>> BEGIN INFORMATION PROVIDED

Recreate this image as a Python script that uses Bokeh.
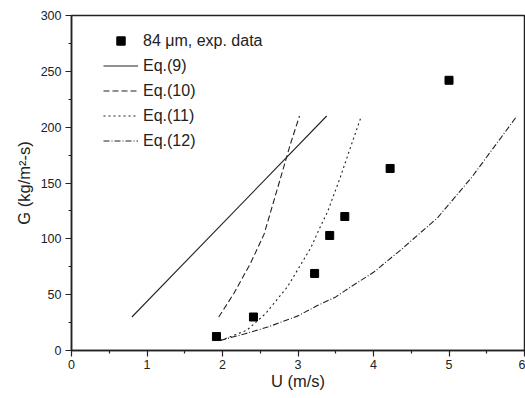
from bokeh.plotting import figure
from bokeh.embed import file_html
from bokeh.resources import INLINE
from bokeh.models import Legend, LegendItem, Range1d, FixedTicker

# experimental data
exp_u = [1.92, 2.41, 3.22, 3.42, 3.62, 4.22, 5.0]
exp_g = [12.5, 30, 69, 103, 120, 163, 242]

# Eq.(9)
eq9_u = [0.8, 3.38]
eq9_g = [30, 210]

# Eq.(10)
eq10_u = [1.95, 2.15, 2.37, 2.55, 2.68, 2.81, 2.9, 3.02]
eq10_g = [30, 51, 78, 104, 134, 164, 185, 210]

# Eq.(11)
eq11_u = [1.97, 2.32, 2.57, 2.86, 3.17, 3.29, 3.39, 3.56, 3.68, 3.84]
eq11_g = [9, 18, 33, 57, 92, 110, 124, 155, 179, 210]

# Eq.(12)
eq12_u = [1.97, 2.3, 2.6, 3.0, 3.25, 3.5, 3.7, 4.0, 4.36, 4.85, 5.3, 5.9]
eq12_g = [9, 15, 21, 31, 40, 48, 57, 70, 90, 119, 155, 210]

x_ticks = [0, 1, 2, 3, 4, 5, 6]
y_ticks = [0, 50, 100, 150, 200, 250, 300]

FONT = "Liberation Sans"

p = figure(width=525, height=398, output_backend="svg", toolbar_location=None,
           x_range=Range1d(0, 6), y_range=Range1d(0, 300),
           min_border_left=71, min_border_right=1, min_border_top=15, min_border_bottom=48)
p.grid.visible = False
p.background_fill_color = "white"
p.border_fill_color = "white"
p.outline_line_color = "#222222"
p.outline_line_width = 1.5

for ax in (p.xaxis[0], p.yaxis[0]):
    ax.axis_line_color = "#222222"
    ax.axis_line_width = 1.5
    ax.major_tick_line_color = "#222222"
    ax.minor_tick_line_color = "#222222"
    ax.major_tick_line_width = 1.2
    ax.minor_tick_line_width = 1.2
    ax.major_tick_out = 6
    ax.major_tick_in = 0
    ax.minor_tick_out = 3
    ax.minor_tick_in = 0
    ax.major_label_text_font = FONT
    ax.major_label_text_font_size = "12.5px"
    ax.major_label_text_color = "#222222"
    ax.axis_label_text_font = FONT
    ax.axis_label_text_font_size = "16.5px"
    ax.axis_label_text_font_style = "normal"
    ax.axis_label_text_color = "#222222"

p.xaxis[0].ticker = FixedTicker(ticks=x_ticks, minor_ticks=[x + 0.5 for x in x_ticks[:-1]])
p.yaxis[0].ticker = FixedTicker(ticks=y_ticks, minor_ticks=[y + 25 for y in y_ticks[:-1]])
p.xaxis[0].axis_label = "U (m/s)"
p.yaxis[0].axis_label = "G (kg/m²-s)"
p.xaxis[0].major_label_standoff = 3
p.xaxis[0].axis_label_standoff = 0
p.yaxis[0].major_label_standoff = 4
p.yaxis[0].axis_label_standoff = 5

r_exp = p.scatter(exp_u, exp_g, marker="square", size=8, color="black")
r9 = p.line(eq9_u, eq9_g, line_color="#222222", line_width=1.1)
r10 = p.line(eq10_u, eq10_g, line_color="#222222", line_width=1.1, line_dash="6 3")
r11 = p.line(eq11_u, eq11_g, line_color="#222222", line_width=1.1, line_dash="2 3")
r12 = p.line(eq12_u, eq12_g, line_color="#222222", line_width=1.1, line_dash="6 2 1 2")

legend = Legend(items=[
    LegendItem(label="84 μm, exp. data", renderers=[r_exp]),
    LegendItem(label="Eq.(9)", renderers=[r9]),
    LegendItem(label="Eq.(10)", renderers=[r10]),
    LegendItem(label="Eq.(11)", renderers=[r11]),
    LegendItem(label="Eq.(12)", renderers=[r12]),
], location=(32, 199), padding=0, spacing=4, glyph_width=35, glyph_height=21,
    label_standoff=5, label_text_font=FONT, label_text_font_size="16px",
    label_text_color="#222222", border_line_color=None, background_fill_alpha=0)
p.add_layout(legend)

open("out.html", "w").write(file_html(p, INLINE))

>> END INFORMATION PROVIDED

Write out again, exactly, the lines from the start of the listing up to the line containing "eq9_g = [30, 210]", with both ends and without pictures.

Recreate this image as a Python script that uses Bokeh.
from bokeh.plotting import figure
from bokeh.embed import file_html
from bokeh.resources import INLINE
from bokeh.models import Legend, LegendItem, Range1d, FixedTicker

# experimental data
exp_u = [1.92, 2.41, 3.22, 3.42, 3.62, 4.22, 5.0]
exp_g = [12.5, 30, 69, 103, 120, 163, 242]

# Eq.(9)
eq9_u = [0.8, 3.38]
eq9_g = [30, 210]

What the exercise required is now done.